*What is expected*
All lines from the beginning of the listing through the line with "ax = fig.add_axes([0.165, 0.234, 0.817, 0.715])" are to be copied word for word; the pictures are not.

Code that draws figures:
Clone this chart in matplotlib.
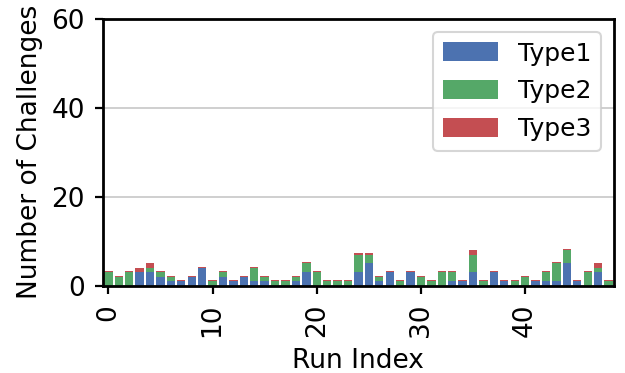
import matplotlib; matplotlib.use("Agg")
import matplotlib.pyplot as plt
import numpy as np

# per-run challenge counts
runs = list(range(49))
type1 = [0,0,0,3,3,2,1,1,2,4,0,2,1,2,1,1,0,0,1,3,0,0,0,0,3,5,1,3,0,3,
         0,0,0,1,1,3,0,3,1,0,0,1,1,1,5,1,0,3,0]
type2 = [3,2,3,0,1,1,1,0,0,0,1,1,0,0,3,1,1,1,1,2,3,1,1,1,4,2,1,0,1,0,
         2,1,3,2,0,4,1,0,0,1,2,0,2,4,3,0,3,1,1]
type3 = [0.25,0.25,0.25,1,1,0.25,0.25,0.25,0.25,0.25,0.25,0.25,0.25,0.25,0.25,0.25,0.25,0.25,0.25,0.25,
         0.25,0.25,0.25,0.25,0.25,0.25,0.25,0.25,0.25,0.25,0.25,0.25,0.25,0.25,0.25,1,0.25,0.25,0.25,0.25,
         0.25,0.25,0.25,0.25,0.25,0.25,0.25,1,0.25]
labels = ["Type1", "Type2", "Type3"]
colors = ["#4C72B0", "#55A868", "#C44E52"]
yticks = [0, 20, 40, 60]
xticks = [0, 10, 20, 30, 40]

plt.rcParams["font.family"] = "DejaVu Sans"
FS = 19

fig = plt.figure(figsize=(6.25, 3.73), dpi=100)
ax = fig.add_axes([0.165, 0.234, 0.817, 0.715])

bottom = np.zeros(len(runs))
for vals, lab, col in zip([type1, type2, type3], labels, colors):
    ax.bar(runs, vals, width=0.8, bottom=bottom, color=col, label=lab, zorder=2)
    bottom += np.array(vals)

ax.set_xlim(-0.5, 48.5)
ax.set_ylim(0, 60)
ax.set_yticks(yticks)
ax.set_xticks(xticks)
ax.set_xticklabels([str(x) for x in xticks], rotation=90)
ax.yaxis.grid(True, color="#cccccc", lw=1.3, zorder=0)
ax.xaxis.grid(False)
for s in ax.spines.values():
    s.set_linewidth(2); s.set_color("black")
ax.tick_params(labelsize=FS, length=6, width=1.6, pad=7, colors="black")
ax.set_xlabel("Run Index", fontsize=FS, labelpad=8)
ax.set_ylabel("Number of Challenges", fontsize=FS, labelpad=6)

leg = ax.legend(loc="upper right", fontsize=18, handlelength=2.2, handleheight=0.8,
                labelspacing=0.55, framealpha=0.8, edgecolor="#cccccc", fancybox=True)
leg.get_frame().set_linewidth(1.5)

fig.savefig("out.png", dpi=100)
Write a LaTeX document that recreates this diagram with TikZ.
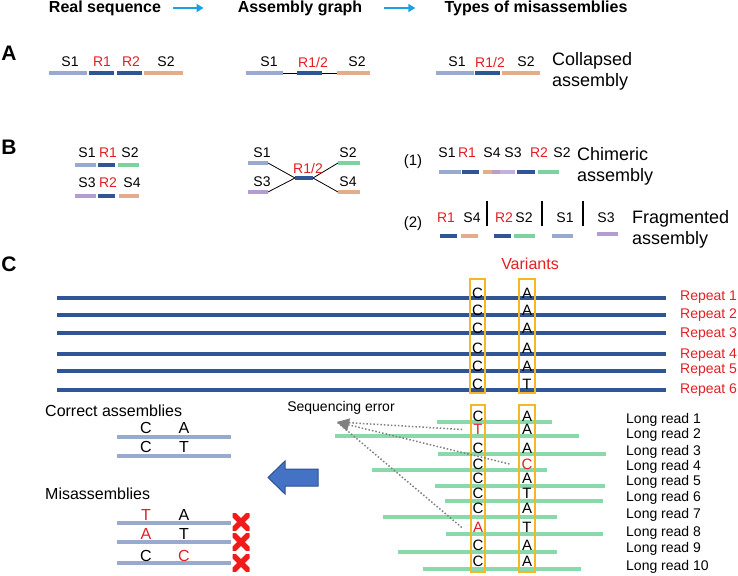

*Reply*
Clone this chart in matplotlib.
import matplotlib; matplotlib.use("Agg")
import matplotlib.pyplot as plt
import numpy as np

# per-run challenge counts
runs = list(range(49))
type1 = [0,0,0,3,3,2,1,1,2,4,0,2,1,2,1,1,0,0,1,3,0,0,0,0,3,5,1,3,0,3,
         0,0,0,1,1,3,0,3,1,0,0,1,1,1,5,1,0,3,0]
type2 = [3,2,3,0,1,1,1,0,0,0,1,1,0,0,3,1,1,1,1,2,3,1,1,1,4,2,1,0,1,0,
         2,1,3,2,0,4,1,0,0,1,2,0,2,4,3,0,3,1,1]
type3 = [0.25,0.25,0.25,1,1,0.25,0.25,0.25,0.25,0.25,0.25,0.25,0.25,0.25,0.25,0.25,0.25,0.25,0.25,0.25,
         0.25,0.25,0.25,0.25,0.25,0.25,0.25,0.25,0.25,0.25,0.25,0.25,0.25,0.25,0.25,1,0.25,0.25,0.25,0.25,
         0.25,0.25,0.25,0.25,0.25,0.25,0.25,1,0.25]
labels = ["Type1", "Type2", "Type3"]
colors = ["#4C72B0", "#55A868", "#C44E52"]
yticks = [0, 20, 40, 60]
xticks = [0, 10, 20, 30, 40]

plt.rcParams["font.family"] = "DejaVu Sans"
FS = 19

fig = plt.figure(figsize=(6.25, 3.73), dpi=100)
ax = fig.add_axes([0.165, 0.234, 0.817, 0.715])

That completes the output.